When the Shadow Meets Its Measure: Assessing the Feasibility of Submillimeter Black Hole Shadow Imaging in Megamaser Disk AGN
Roman N. Burridge, Geoffrey C. Bower
TL;DR
This study evaluates the feasibility of submillimeter VLBI imaging of black hole shadows in 21 megamaser-disk AGN by mapping predicted BHS sizes, estimating submm-core fluxes, and assessing the astrometric precision needed to detect spin-dependent offsets between the BHS and the maser-determined dynamical center. Using $\theta_{\rm BHS}=\sqrt{27}\frac{R_S}{D_{\mathrm{SMBH}}}$ with $R_S=\frac{2GM}{c^2}$, the authors compare angular BHS scales to proposed SVLBI baselines at $230\,\mathrm{GHz}$ across Earth-diameter, Earth–Moon, Earth–L2, and Earth–L4/L5 configurations. They find NGC 4258 is the only megamaser-disk AGN likely resolvable on Earth–L2 baselines, while others require much longer baselines or higher flux densities; several sources exhibit $\gtrsim10\ \mathrm{mJy}$ cores, potentially accessible to future SVLBI concepts.

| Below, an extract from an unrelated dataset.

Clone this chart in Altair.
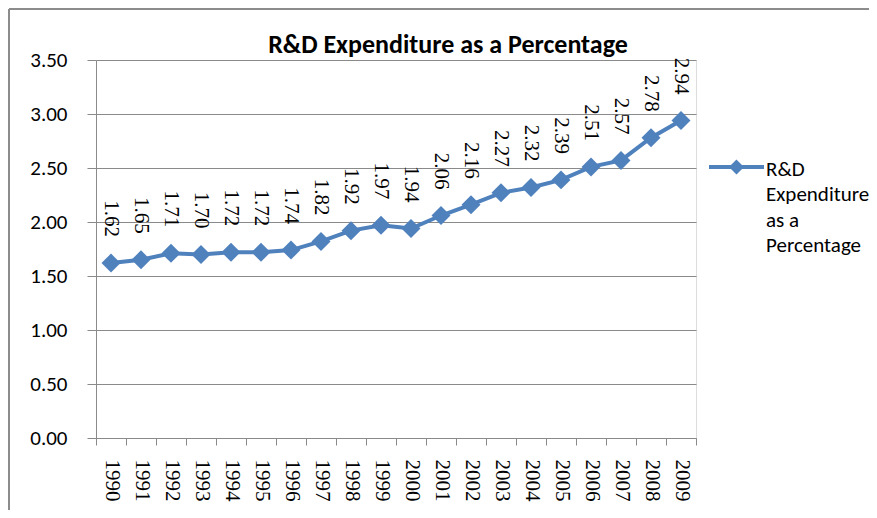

The work also quantifies the spin observable via the BHS–maser dynamical-center offset, concluding that achieving the required astrometric precision ($\sim0.1\ \mu\mathrm{as}$) hinges on substantial improvements in water maser center localization and careful management of systematic uncertainties, with SVLBI baselines beyond Earth–L2 likely needed to fully exploit most targets.
Abstract
Active galactic nuclei (AGN) hosting water megamaser disks enable exceptionally precise geometric determinations of black hole mass, distance, inclination, and dynamical center. In anticipation of upcoming space-based very long baseline interferometry (SVLBI) missions, megamaser disk AGN offer a uniquely valuable probe of strong-gravity regimes through black hole shadow (BHS) imaging beyond SgrA* and M87*. In this work, we (1) map the predicted BHS diameters of twenty-one of the most precisely characterized megamaser disk AGN to submillimeter-millimeter (submm-mm) interferometric baseline requirements, (2) estimate their respective AGN-core flux densities at submm-mm wavelengths, accounting for thermal-dust contamination, extended-jet emission, and intrinsic variability, and (3) determine the astrometric precision required to detect spin-dependent positional offsets between the BHS and the megamaser disk dynamical center. NGC4258 stands out as the only megamaser disk AGN detectable on Earth-L2 baselines in the submm-mm regime, while other megamaser disk AGN in the sample would require baselines approaching Earth-L4/L5 distances; moreover, only a handful exhibit flux densities above $\sim$10mJy. Our results further indicate a submillimeter excess in NGC4258, suggesting that the accretion disk remains thin down to a transitional radius of $\lesssim 100$Schwarzschild radii, within which the flow becomes advection dominated. For a maximally spinning supermassive black hole in NGC4258, we show that the astrometric precision of the BHS centroid necessary to detect the BHS-dynamical center offset could, in principle, be achieved with Earth-Moon baselines; however, it would also demand astrometric precision of the water maser dynamical center roughly fifty times better than what is currently attainable.